2016 Sam Fishman Travel Grant Recipients

The Walter P. Reuther Library of Labor and Urban Affairs at Wayne State University is pleased to announce the awards from the Sam Fishman Travel Grant program for 2016. These annual grants provide up to $1,000 to support travel to the Reuther Library to access archival records related to the American labor movement. The award is named in honor of Sam Fishman, a former UAW and Michigan AFL-CIO leader.

As part of their research visits, awardees are invited to speak about their work at an informal event at the Reuther Library or as part of the North American Labor History Conference (NALHC) held on the Wayne State University campus in the fall. Watch for details of these events as individuals finalize their travel and research plans.

The 2016 awardees are:

Neama Alamri, Doctoral Student, University of California, Merced
“Labor Resistance and Arab Nationalism: Yemeni Americans the Farm Worker Movement.” Research examining the history of Yemeni farm workers in California and their role in the UFW and the farm worker movement throughout the 1960s and 1970s with a specific emphasis on Arab nationalism.
Alamri will visit Detroit in June or in October in conjunction with the North American Labor History Conference if he has a paper accepted at NALHC.

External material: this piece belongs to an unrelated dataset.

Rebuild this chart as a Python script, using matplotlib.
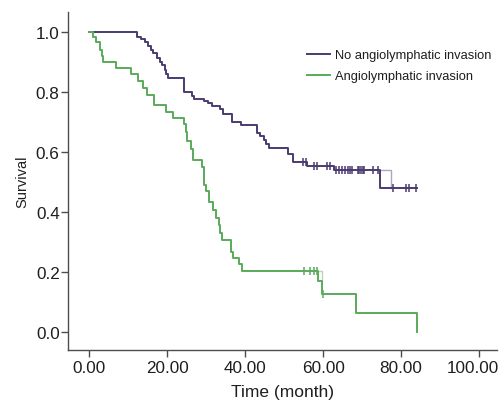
import numpy as np
import matplotlib
matplotlib.use("Agg")
import matplotlib.pyplot as plt
from matplotlib.transforms import ScaledTranslation

plt.rcParams['font.family'] = ['Liberation Sans', 'DejaVu Sans']

# ---- data ----
no_inv_times = [0, 12.2, 13.2, 14.2, 15.1, 15.7, 16.4, 17.4, 18.1, 18.5, 19.4, 19.6, 20.2,
                24.2, 26.2, 26.9, 29.4, 30.3, 31.5, 33.5, 34.2, 36.5, 39.0, 42.9, 43.9,
                44.7, 45.4, 46.1, 51.0, 52.3, 55.9, 62.7, 74.5, 84.0]
no_inv_surv = [1.0, 0.983, 0.975, 0.965, 0.953, 0.94, 0.93, 0.914, 0.90, 0.888, 0.874, 0.86, 0.846,
               0.80, 0.785, 0.777, 0.769, 0.761, 0.752, 0.742, 0.725, 0.70, 0.69, 0.664, 0.653,
               0.639, 0.626, 0.612, 0.593, 0.565, 0.554, 0.538, 0.478, 0.478]
no_inv_censor = [54.8, 55.5, 57.6, 58.3, 61.0, 61.7, 63.2, 64.0, 64.9, 65.5, 66.3, 66.8, 67.4,
                 68.9, 69.3, 69.7, 70.2, 70.6, 72.8, 74.0, 77.9, 81.3, 82.0, 83.7]
no_inv_ghost_t = [74.5, 77.5]
no_inv_ghost_s = [0.538, 0.478]

inv_times = [0, 1.0, 1.8, 2.7, 3.1, 3.5, 6.7, 10.6, 12.5, 13.8, 14.7, 16.6, 19.6, 21.5,
             24.2, 24.7, 25.1, 26.0, 26.5, 29.0, 29.4, 30.0, 30.6, 31.7, 32.6, 33.2, 33.6,
             34.0, 36.4, 36.8, 38.3, 39.2, 58.7, 59.8, 68.3, 84.2]
inv_surv = [1.0, 0.983, 0.964, 0.94, 0.92, 0.90, 0.879, 0.86, 0.835, 0.813, 0.79, 0.755, 0.733, 0.714,
            0.693, 0.665, 0.635, 0.61, 0.571, 0.549, 0.49, 0.47, 0.433, 0.406, 0.38, 0.355, 0.33,
            0.307, 0.266, 0.245, 0.225, 0.202, 0.169, 0.125, 0.062, 0.0]
inv_censor = [55.1, 56.5, 57.6, 58.4, 60.0]
inv_ghost_t = [58.7, 59.6]
inv_ghost_s = [0.202, 0.169]

labels = ["No angiolymphatic invasion", "Angiolymphatic invasion"]
xticks = [0, 20, 40, 60, 80, 100]
yticks = [0.0, 0.2, 0.4, 0.6, 0.8, 1.0]

c_purple = "#4a3b70"
c_green = "#5aab5a"

fig = plt.figure(figsize=(5.04, 4.02), dpi=100)
ax = fig.add_axes([0.135, 0.127, 0.851, 0.841])


def surv_at(times, surv, t):
    idx = np.searchsorted(times, t, side='right') - 1
    return np.asarray(surv)[idx]


for times, surv, cens, gt, gs, col, lab in [
        (no_inv_times, no_inv_surv, no_inv_censor, no_inv_ghost_t, no_inv_ghost_s, c_purple, labels[0]),
        (inv_times, inv_surv, inv_censor, inv_ghost_t, inv_ghost_s, c_green, labels[1])]:
    ax.step(gt, gs, where='post', color=col, lw=1.0, alpha=0.45)
    ax.step(times, surv, where='post', color=col, lw=1.4, label=lab)
    ax.plot(cens, surv_at(times, surv, cens), linestyle='none', marker='|',
            markersize=5.5, markeredgewidth=1.1, color=col)

ax.set_xlim(-5.5, 104.6)
ax.set_ylim(-0.06, 1.066)
ax.set_xticks(xticks)
ax.set_xticklabels([f"{v:.2f}" for v in xticks])
ax.set_yticks(yticks)
ax.set_yticklabels([f"{v:.1f}" for v in yticks])

for s in ['top', 'right']:
    ax.spines[s].set_visible(False)
for s in ['left', 'bottom']:
    ax.spines[s].set_color('#4d4d4d')
    ax.spines[s].set_linewidth(1.0)
ax.tick_params(axis='both', direction='out', length=5, width=1.0, color='#4d4d4d',
               labelsize=12.3, labelcolor='#1e1e1e')
ax.tick_params(axis='x', pad=2.5)
ax.tick_params(axis='y', pad=1)

# keep the last x tick label inside the image
last = ax.get_xticklabels()[-1]
last.set_transform(last.get_transform() + ScaledTranslation(-6 / 100, 0, fig.dpi_scale_trans))

ax.set_xlabel("Time (month)", fontsize=12.5, color='#1e1e1e', labelpad=6)
ax.set_ylabel("Survival", fontsize=10.5, color='#1e1e1e', labelpad=5)

leg = ax.legend(loc='upper left', bbox_to_anchor=(0.557, 0.89), frameon=False,
                fontsize=9.3, handlelength=1.8, handletextpad=0.4, labelspacing=0.7,
                borderpad=0, borderaxespad=0)
for t in leg.get_texts():
    t.set_color('#1e1e1e')

fig.savefig("out.png", dpi=100)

Marcus Cederstrom, Doctoral Candidate, University of Wisconsin-Madison
“The Life and Times of a Swedish Immigrant: Signe Aurell’s Working Words.” Research on the activities of Signe Aurell, Swedish laundress, labor activist, and writer. The project explores the significant role of Scandinavian women in temperance and labor movements and their work to record working-class immigrant experiences. Cederstrom will visit the Wayne State University campus the week of March 14 and will present on his research at 12:00 noon on Thursday, March 17, in the Reuther Library.

Lindsay Helfman, Doctoral Candidate, Temple University
“Collateral Damage: Detroit, HUD, and the Mortgage Crisis of the 1970s.” Project examines the implementation of fair and affordable housing legislation in Detroit following the city’s devastating 1967 riot/uprising. In particular, the research considers the role of labor in supporting – and sometimes resisting – creative approaches to lower costs and increase the speed of new housing construction. Helfman will be conducting research throughout the spring and summer.

William Seth LaShier, Doctoral Candidate, George Washington University
“The Black Freedom Movement and the Politics of Work in Sunbelt Atlanta, 1960-1980.” LaShier’s research focuses on the ways that African American civil rights activists, politicians, and workers approached the politics of work in Atlanta, Georgia, including efforts to end discrimination in hiring and promotional practices, and the efforts to improve working conditions and wages. He is planning a research visit to Detroit in late May.

Dr. Stephen McFarland, Assistant Professor, University of Tampa
“Putting Labor on the Map: Working Class Cartography in the U.S.” This project seeks to assemble and reckon with the cartographic traces of the U.S. labor movement. Maps that unions made help to visualize the circumstances in which they organized and shed light on how unions conceived of and assembled spatial knowledge of the labor landscape. Dr. McFarland expects his research to take place in mid-June.

Joel Suarez, Doctoral Student, Princeton University
“Work and the American Moral Imagination, 1940-1996.” This research examining the values ascribed to work in the wake of its transformation in the latter half of the twentieth century. It explores how workers themselves thought about work, what meaning they derived from it and what values they ascribed to it, and how this all changed over time. Suarez plans to visit the Reuther Library at the end of March.

Jennifer Terry, Doctoral Candidate, University of California Berkeley
“Making Believe: The Business of Denying Child Labor in America.” This project examines the impact of the exemption for child labor given to the commercial agricultural industry in the 1938 Fair Labor Standards Act. Lack of protection resulted in exploitative child labor practices, including pesticide exposure, substandard housing and poor educational opportunities. Terry plans to coordinate her visit with the NALHC in October.

Dr. Gregory Wood, Associate Professor, Frostburg State University
“GM Never Surrendered: Anti-Union Politics on Shop Floors in the Unionized Auto Industry, 1960-1980.” Dr. Wood’s research highlights the presence of antiunion culture at two General Motors factories in Pontiac, Michigan, and Van Nuys, California, showing that shop floors of unionized plants continued as battlegrounds over the status and presence of organized labor well beyond the turbulent 1930s and 1940s. He plans to visit in July and then return in October in conjunction with the NALHC conference.

The Sam Fishman Travel Grant Program operates on an annual basis, with applications due in January each year. Announcements for the 2017 application process will be announced in November 2016 with an application deadline in January 2017.